À Gadès, il demeura trente jours, afin d'y observer le coucher du soleil : ses observations lui permirent de couper court à la fable selon laquelle le soleil émettait un bruit quand il disparaissait dans l'océan. Après avoir recueilli une variété d'informations en matière de géographie et d'histoire naturelle, il partit en Italie. Il profita de cette croisière pour prêter attention à la course des vents et pour examiner les particularités des côtes qu'il longeait. Il visita la Sicile et les îles voisines, et passa par la Dalmatie et l'Illyrie (Strab. III, p. 165, IV, p. 197, XIII, p. 614 ; Vitruv. de Archit. VIII, 4). Après avoir visité Massilia, la Narbonnaise et la Ligurie, il se rendit en Orient, et se fixa à Rhodes, où il devint le chef de l'école stoïcienne. Il prit une part active aux affaires politiques de cet Etat, influençant la législation et remplissant diverses fonctions au Prytanée (Strab. IV, p. 655, VII, p. 316). Il vint à Rome en tant qu'ambassadeur en 86 av. J.- C. Il se lia avec Marius, et, Plutarque, dans sa Vie de Marius, semble avoir largement puisé ses informations dans les écrits de Posidonios (Plut. Mar. 45). Quand il se rendit à Rhodes, Cicéron suivit les leçons de Molo et de Posidonios (Cic. de Nat. Deor. I, 3, de Fin. I, 2 ; Plut. Cic. 4). Pompée avait une grande admiration pour ce philosophe, et il le visita à deux reprises, en 67 et en 62 av. J.- C. (Strab. XI, p. 492 ; Plut. Pomp. 42 ; Pline, H. N. VII, 31). C'est à l'occasion de sa première visite que l'on rapporte l'histoire suivante : souffrant alors d'une crise de goutte aigüe, et ne voulant pas indisposer son illustre visiteur, il se lança dans un long discours, énonçant le principe selon lequel la souffrance n'est pas un mal en soi (Cic. Tusc. Disp. II, 25). Il semble avoir profité de son amitié avec Pompée pour se donner les moyens d'accroître ses connaissances géographiques et historiques (Strab. XI, p. 492). En 51 av. J.- C., Posidonios retourna à Rome, et y mourut peu après. Ce fut son disciple et petit-fils, Jason, qui lui succéda à la tête de son école. Parmi ses disciples, il faut citer Phanias (Diog. Laërce, VII, 41), et Asclépiodotos (Sénèque, Qu. Nat. II, 26, VI, 17). Outre Cicéron, il eut de nombreux auditeurs tels C. Velleius, C. Cotta, Q. Lucilius Balbus, et sans doute Brutus. (Cic. de Nat. Deor. I, 44 ; Plut. Brut. p. 984). Quant à Pompée, nous en avons déjà parlé.

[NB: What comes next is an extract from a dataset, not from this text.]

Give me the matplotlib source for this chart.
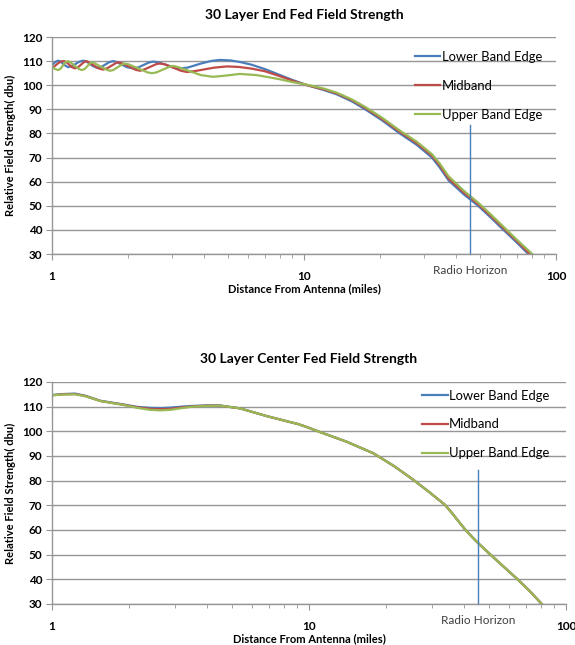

Posidonios était homme versé dans presque tous les domaines de la connaissance humaine. Strabon (XVI, p. 753) l'appelle ἀνὴρ τῶν καθ' ἡμᾶς φιλοσόφων πολυμαθέστατος. Cicéron estimait tellement ses dons, qu'il lui demanda d'écrire l'histoire de son consulat (ad Att. II, 1). Dans le domaine de la physique, il était nettement supérieur à la plupart des stoiciens, s'attachant à cette discipline bien plus qu'Aristote lui-même. Sa culture géographique et historique était immense. Bien que fidèle aux idées stoïciennes, il était loin de partager le dogmatisme de la majorité de ses compagnons, se refusant d'admettre tout principe, même émanant de son école, avant d'en avoir apprécié préalablement tous les mérites intrinsèques. Galien attribue un tel esprit scientifique à sa pratique de la géometrie (De Plac. Hipp. et Plat. IV, p. 279, VIII, p. 319). Son style de composition semble avoir été très éloigné de la raideur qui caractérisait les auteurs stoïciens (Strab. V, p. 147 ; comp. Galien, I. c. IV, p. 281, V, p. 296).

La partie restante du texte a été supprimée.